Tallinn ist in diesem Jahr „Europäische Kulturhauptstadt”. Aus diesem Grunde erhielt Erkki-Sven Tüür den Auftrag zu einem neuen Werk, das er Ärkamine (Erweckung oder Auferstehung) nannte. Textstellen von Ernst Enno (1875-1934) und Juhan Liv (1864-1911), dazu der 24. Vers aus Psalm CXVIII, die liturgische Osterbotschaft sowie etwas von den Gegenwartsautoren Jaan Kaplinski und Doris Kareva bilden das Material für den gemischten Chor, der die bald vierzigminütige Bestellung mit vielem Anstand serviert.
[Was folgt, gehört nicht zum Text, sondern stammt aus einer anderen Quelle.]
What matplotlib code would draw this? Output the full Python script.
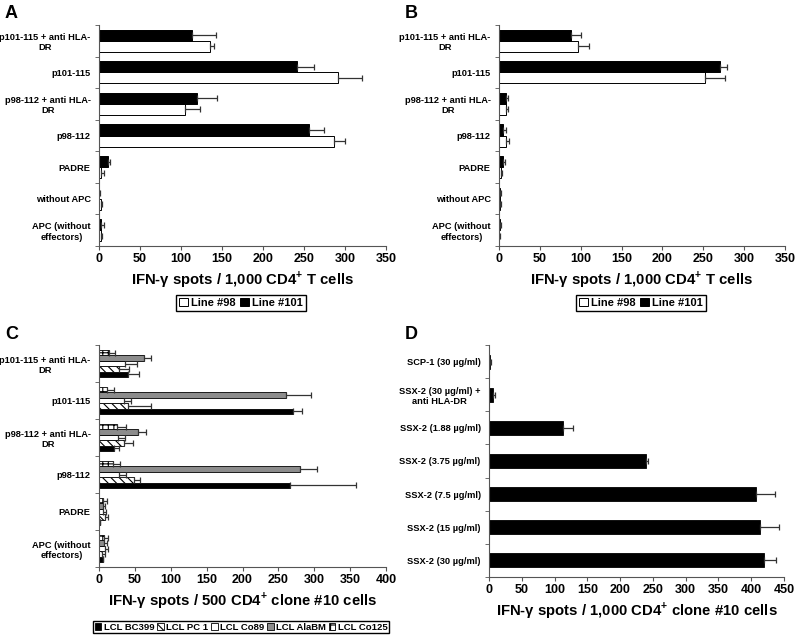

Die raffiniertesten Klangwirkungen und die tatsächlich „schönen” Phasen stehen allerdings im Gegensatz zu den Figuren des begleitenden Kammerorchesters, dessen oftmals arg aufdringliches Schwirren und Pfeifen nach etwa einer Viertelstunde eher einschläfernd wirken wollte, wenn man nicht immer wieder von den sausenden Flötengirlanden daran erinnert würde, dass noch lange nicht Schluß ist. Begreiflich, dass Ärkamine kurz nach der Premiere im Frühjahr auch schon aufgenommen und sofort auf CD herausgebracht wurde – die Halbwertzeit solcher Termingeschäfte ist oft genug enorm kurz.

Die Auferstehung findet erst danach statt. Rändaja ohtulaul (Wanderers Nachtlied) für Chor a cappella aus dem Jahre 2001, wiederum auf Texte des bereits genannten Ernst Enno, bietet eine musikalische Kurzweil und Vielfalt, in die man sich wahrhaftig verlieben kann. Gleich die glockenartigen Einsätze der Stimmen – ein wenig im Stile der Chordettes und ihres „Mr. Sandman” –, die eigenwilligen „close harmonies” in Kombination mit quasi kirchlichen, eher orthodoxen als römischen Rezitationstönen, rhythmische Strecken, die die ganze Begeisterung des Komponisten am eigenen Einfall verraten, die formale Durchschaubarkeit und insgesamt jener hinreißende Klang, der fest in der großen estnischen Chortradition verankert ist: ein reines, völlig ungetrübtes Vergnügen – wie übrigens auch der abschließende Welterfolg des jungen Tüür, die Insula deserta für Streichorchester aus dem Jahre 1989, eine recht individuelle funkensprühende Tontraubenlese, bei der sich die Sinfonietta Riga noch einmal nachdrücklich ins Zeug gelegt hat.